At first glance, “Karma” appears to be completely competent, aggressively inessential television. The episode is very focused, which is admirable, but too much of a good thing can be a problem. “Karma” spends a lot of time harping on the well-recognized fact that revenge is a dangerous, self-destructive impulse. The temptation to deal with pain by exacting vengeance, thereby making bad situations worse, is one of the most well-explored aspects of human nature in storytelling because of its dramatic potential; lest we forget, Revenge is a show that somehow still airs on ABC, and it alone has covered all of this territory fairly extensively. Basically, revenge is one of those well-trod topics that shouldn’t be the major focus of an episode unless the story can add something new to the conversation, and this episode both does and doesn’t.

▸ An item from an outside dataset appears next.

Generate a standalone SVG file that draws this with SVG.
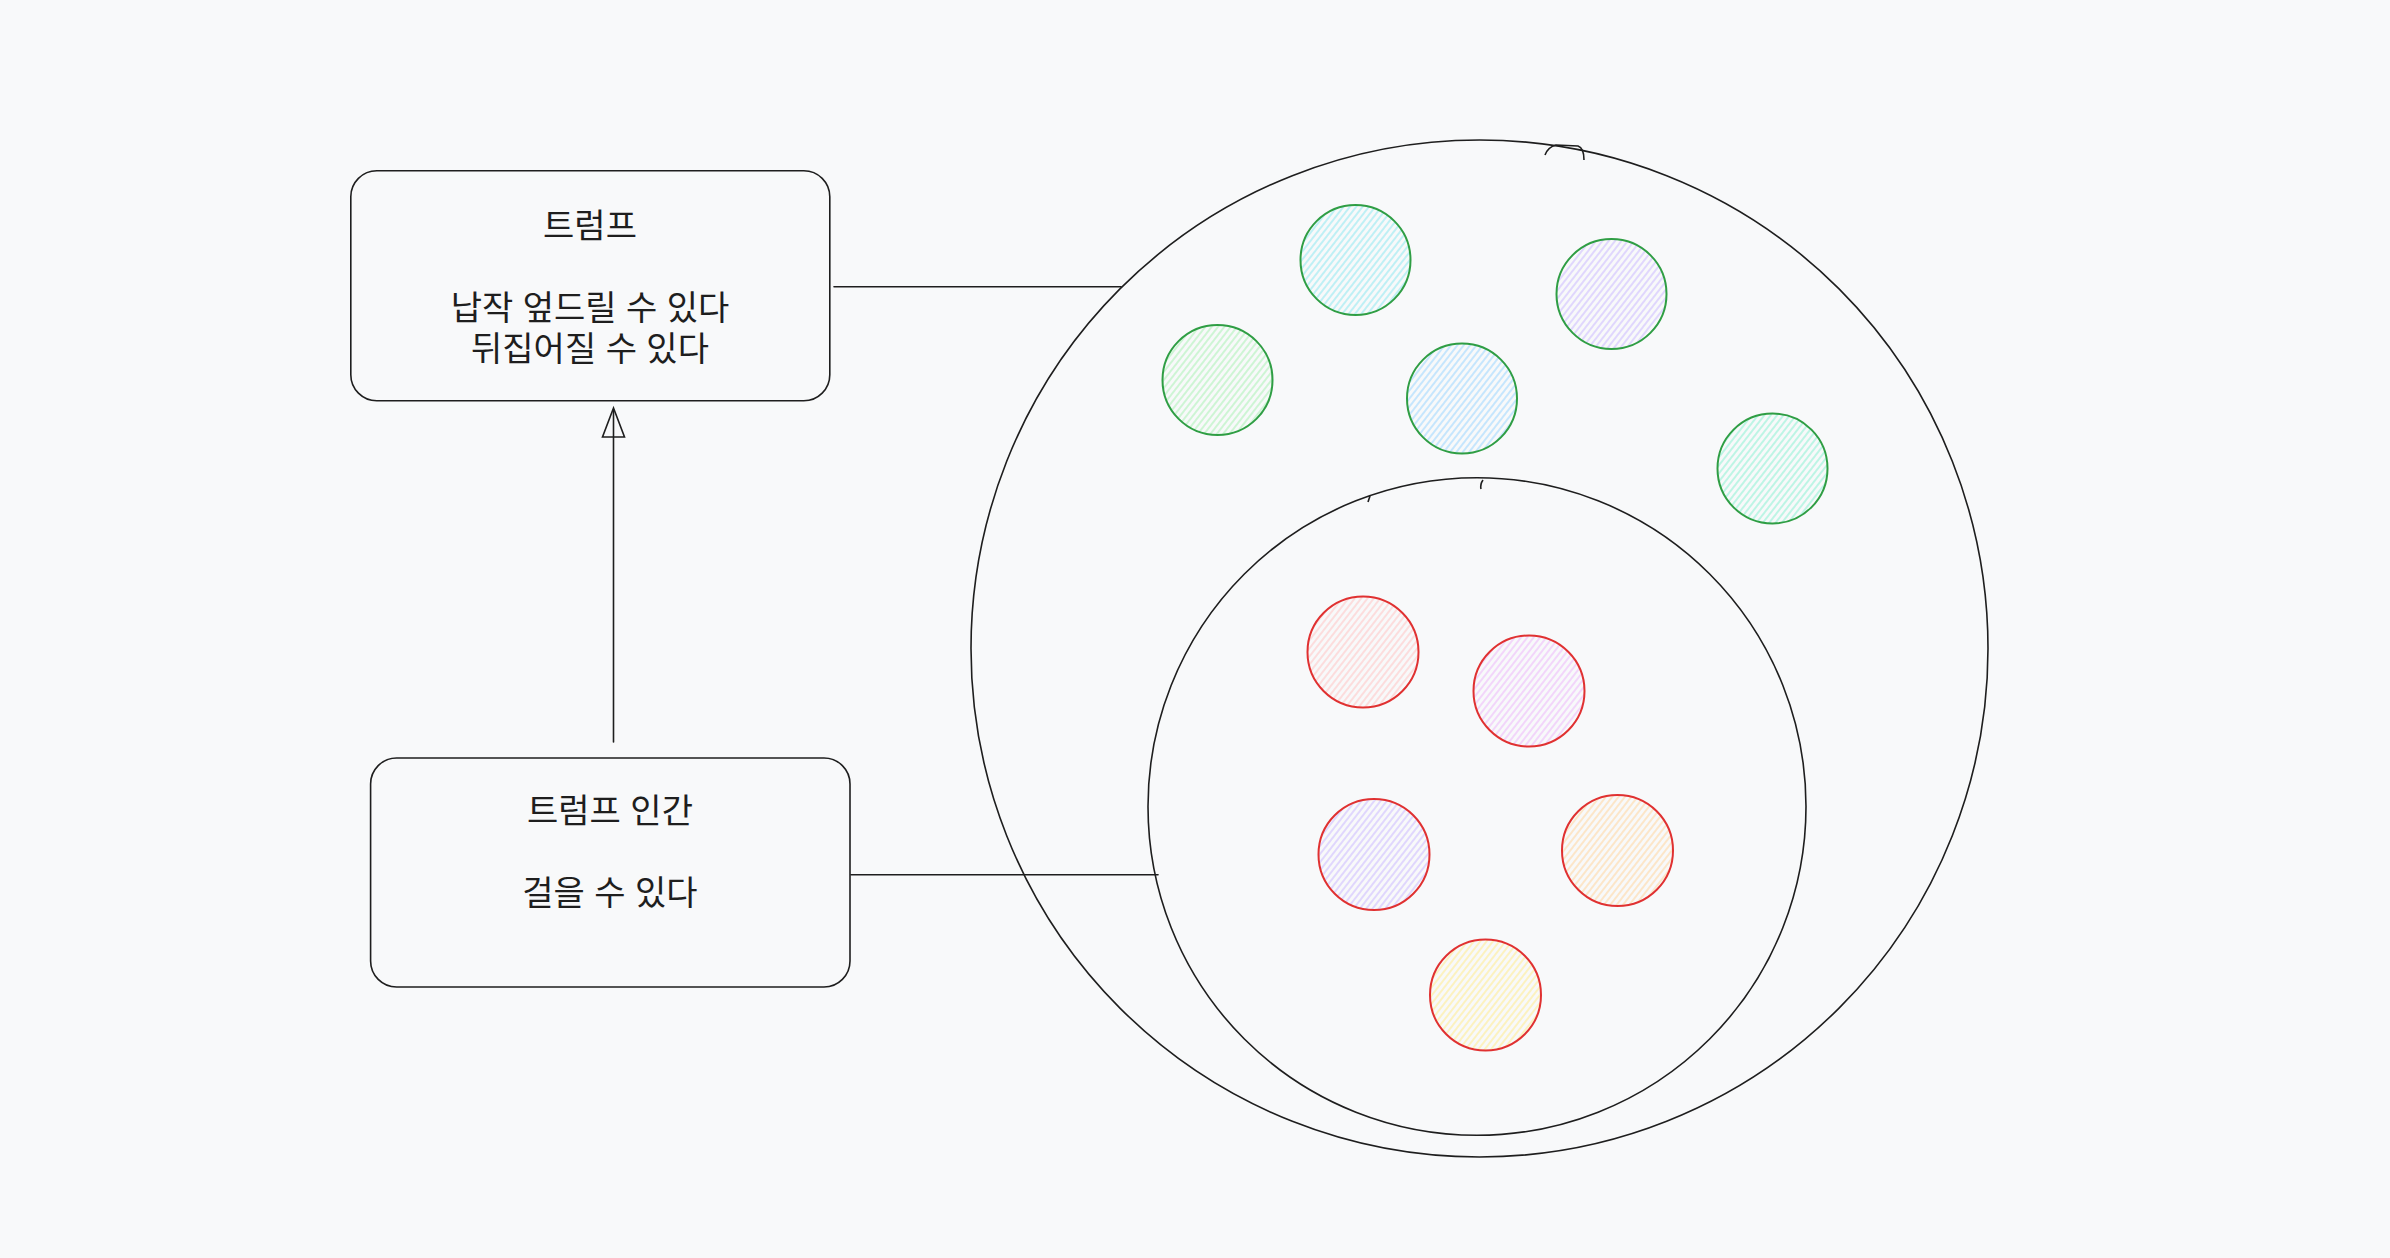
<svg xmlns="http://www.w3.org/2000/svg" width="2390" height="1258" viewBox="0 0 2390 1258">
<defs>
<style>
.bg{fill:#f8f9fa}
.box{fill:none;stroke:#1e1e1e;stroke-width:1.6}
.big{fill:none;stroke:#1e1e1e;stroke-width:1.6}
.con{fill:none;stroke:#1e1e1e;stroke-width:1.6;stroke-linecap:round}
.txt{font-family:"Liberation Sans","Noto Sans CJK KR",sans-serif;font-size:34px;fill:#1e1e1e;text-anchor:middle}
.g{stroke:#2f9e44;stroke-width:2}
.r{stroke:#e03131;stroke-width:2}
</style>
<pattern id="hCyan" patternUnits="userSpaceOnUse" width="5" height="10" patternTransform="rotate(38)"><line x1="1" y1="0" x2="1" y2="10" stroke="#99e9f2" stroke-width="1.2"/></pattern>
<pattern id="hLav" patternUnits="userSpaceOnUse" width="5" height="10" patternTransform="rotate(38)"><line x1="1" y1="0" x2="1" y2="10" stroke="#d0bfff" stroke-width="1.2"/></pattern>
<pattern id="hGreen" patternUnits="userSpaceOnUse" width="5" height="10" patternTransform="rotate(38)"><line x1="1" y1="0" x2="1" y2="10" stroke="#b2f2bb" stroke-width="1.2"/></pattern>
<pattern id="hBlue" patternUnits="userSpaceOnUse" width="5" height="10" patternTransform="rotate(38)"><line x1="1" y1="0" x2="1" y2="10" stroke="#a5d8ff" stroke-width="1.2"/></pattern>
<pattern id="hTeal" patternUnits="userSpaceOnUse" width="5" height="10" patternTransform="rotate(38)"><line x1="1" y1="0" x2="1" y2="10" stroke="#96f2d7" stroke-width="1.2"/></pattern>
<pattern id="hPink" patternUnits="userSpaceOnUse" width="5" height="10" patternTransform="rotate(38)"><line x1="1" y1="0" x2="1" y2="10" stroke="#ffc9c9" stroke-width="1.2"/></pattern>
<pattern id="hGrape" patternUnits="userSpaceOnUse" width="5" height="10" patternTransform="rotate(38)"><line x1="1" y1="0" x2="1" y2="10" stroke="#eebefa" stroke-width="1.2"/></pattern>
<pattern id="hOrange" patternUnits="userSpaceOnUse" width="5" height="10" patternTransform="rotate(38)"><line x1="1" y1="0" x2="1" y2="10" stroke="#ffd8a8" stroke-width="1.2"/></pattern>
<pattern id="hYellow" patternUnits="userSpaceOnUse" width="5" height="10" patternTransform="rotate(38)"><line x1="1" y1="0" x2="1" y2="10" stroke="#ffec99" stroke-width="1.2"/></pattern>
</defs>
<rect class="bg" x="0" y="0" width="2390" height="1258"/>

<g id="outer-set">
<ellipse class="big" cx="1479.5" cy="648.5" rx="508.5" ry="508.5"/>
<path class="big" d="M1545 155 Q1548 147 1556 145 L1578 146 Q1584 148 1584 160" stroke-width="1.2"/>
</g>
<g id="inner-set">
<ellipse class="big" cx="1477" cy="806.5" rx="329" ry="328.8"/>
<path class="big" d="M1370 496 L1368 502" stroke-width="1.2"/>
<path class="big" d="M1483 480 Q1480 484 1481 489" stroke-width="1.2"/>
</g>

<g id="connectors">
<line class="con" x1="834" y1="286.7" x2="1121" y2="286.7"/>
<line class="con" x1="851" y1="874.7" x2="1158" y2="874.7"/>
<line class="con" x1="613.5" y1="742" x2="613.5" y2="410"/>
<polygon class="con" points="613.5,408 602.5,437 624.5,437"/>
</g>

<g id="box-trump">
<rect class="box" x="350.8" y="170.8" width="479" height="230" rx="26"/>
<text class="txt" x="590" y="237.5">트럼프</text>
<text class="txt" x="590" y="320">납작 엎드릴 수 있다</text>
<text class="txt" x="590" y="361">뒤집어질 수 있다</text>
</g>

<g id="box-trump-human">
<rect class="box" x="370.6" y="758" width="479.4" height="229" rx="26"/>
<text class="txt" x="610" y="822.5">트럼프 인간</text>
<text class="txt" x="610" y="904.5">걸을 수 있다</text>
</g>

<g id="dot1"><circle class="g" cx="1355.5" cy="260" r="55" fill="url(#hCyan)"/></g>
<g id="dot2"><circle class="g" cx="1611.5" cy="294" r="55" fill="url(#hLav)"/></g>
<g id="dot3"><circle class="g" cx="1217.5" cy="380" r="55" fill="url(#hGreen)"/></g>
<g id="dot4"><circle class="g" cx="1462" cy="398.5" r="55" fill="url(#hBlue)"/></g>
<g id="dot5"><circle class="g" cx="1772.5" cy="468.5" r="55" fill="url(#hTeal)"/></g>
<g id="dot6"><circle class="r" cx="1363" cy="652" r="55.5" fill="url(#hPink)"/></g>
<g id="dot7"><circle class="r" cx="1529" cy="691" r="55.5" fill="url(#hGrape)"/></g>
<g id="dot8"><circle class="r" cx="1374" cy="854.5" r="55.5" fill="url(#hLav)"/></g>
<g id="dot9"><circle class="r" cx="1617.5" cy="850.5" r="55.5" fill="url(#hOrange)"/></g>
<g id="dot10"><circle class="r" cx="1485.5" cy="995" r="55.5" fill="url(#hYellow)"/></g>
</svg>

This mediation on vengeance begins when number of the week Dr. Edwards is introduced as a psychologist delivering justice on behalf of those of his patients who have been wronged. Instead of preventing illegal activity from taking place like Reese and Finch are able to thanks to the Machine, Edwards doles out vigilante justice by framing wrongdoers for crimes they didn’t actually commit. Disappointingly, this mission has nothing to do with Edwards’ specific psychology as a psychologist, which is a specific, complex mentality ripe with storytelling potential, and all to do with his past, which includes the obligatory Murdered Spouse™. The final name that Edwards wants to cross off of his revenge list is his wife’s killer, as tradition dictates, but Finch intervenes before Edwards can commit suicide in order to frame Morris and end his own misery.
There isn’t much complexity to this story, at least not in the way it’s presented. One of the only attempts to flesh out Edwards’ character involves a dog and an embarrassingly boring attempt at flirtation from a neighbor. The only attempt at surprise occurs when it’s revealed that Edwards plan is to commit suicide and frame Morris instead of simply shooting him point blank; neither option is interesting enough for this twist to have much impact. The question as to whether or not Morris was actually guilty of killing Edwards’ wife is left open-ended, which could be seen as a somewhat unique choice, but does it really matter if Morris is guilty of assault and a murder attempt that’s only thwarted because of Reese’s intervention? Either way, Edwards’ acts of vengeance beget others’ acts of vengeance, and the cycle continues on until this obsession consumes everyone involved.
There are some efforts to connect this story of vengeance to the main characters’ journeys, and some are more successful than others. A reference to Shaw and other characters’ unproductive experiences with revenge is relevant but half-hearted. A flashback depicts Finch’s decision to reject the temptation to exact revenge on a Northern Lights agent’s life despite her possible complicity in his best friend’s death. Based on Finch’s character, his decision to spare this woman’s life isn’t particularly surprising, and the scenes don’t provide enough depth or context to make much of an impression.
The best application of the revenge theme involves Reese, and although subtlety is one of the greatest hallmarks of quality storytelling, the meaning behind Reese’s outpouring to his therapist is so subtle that its implications may not have dawned on some viewers, especially if they don’t remember every aspect of this long-running show’s complex mythology, which is understandable. Reese has been making incremental progress in his therapy sessions, and his psychologist’s prompting leads to his opening up about the death of his ex-girlfriend, Jessica. Before he met Finch, Reese was both alcoholic and suicidal because of Jessica’s death, a tragedy that he later learned was caused by Jessica’s husband, Peter. At the time, Finch had not yet fully perfected his mission with the Machine, so he received her number but couldn’t prevent her death. Reese eventually tracked down Peter and had his revenge; the end of “Many Happy Returns” implies that Reese either murdered Peter or framed him for drug running.
Whatever brief satisfaction he may have felt then hasn’t fixed Reese; he’s still a broken man, but a man driven to prevent wrongdoing, partly because of his inability to do so in the past. Both Reese and Finch have experienced loss, but instead of being paralyzed by those painful memories and trapped by personal vendettas, both men have used this fuel to accomplish great things on behalf of others. If only they spent more time leaning on one another.
· I assume that the technological issues I had posting this review were due to karma. Sorry TV gods, they can’t all be A episodes.
· Edwards’ dog is no Bear. Bear would’ve run away from that guy; his lack of game would’ve been too depressing to witness.
· Just for the good old days when Revenge was deservedly watercooler television, I must cry to the heavens, “REVEEEEEENNGGGEEE!!!!!!!!!!”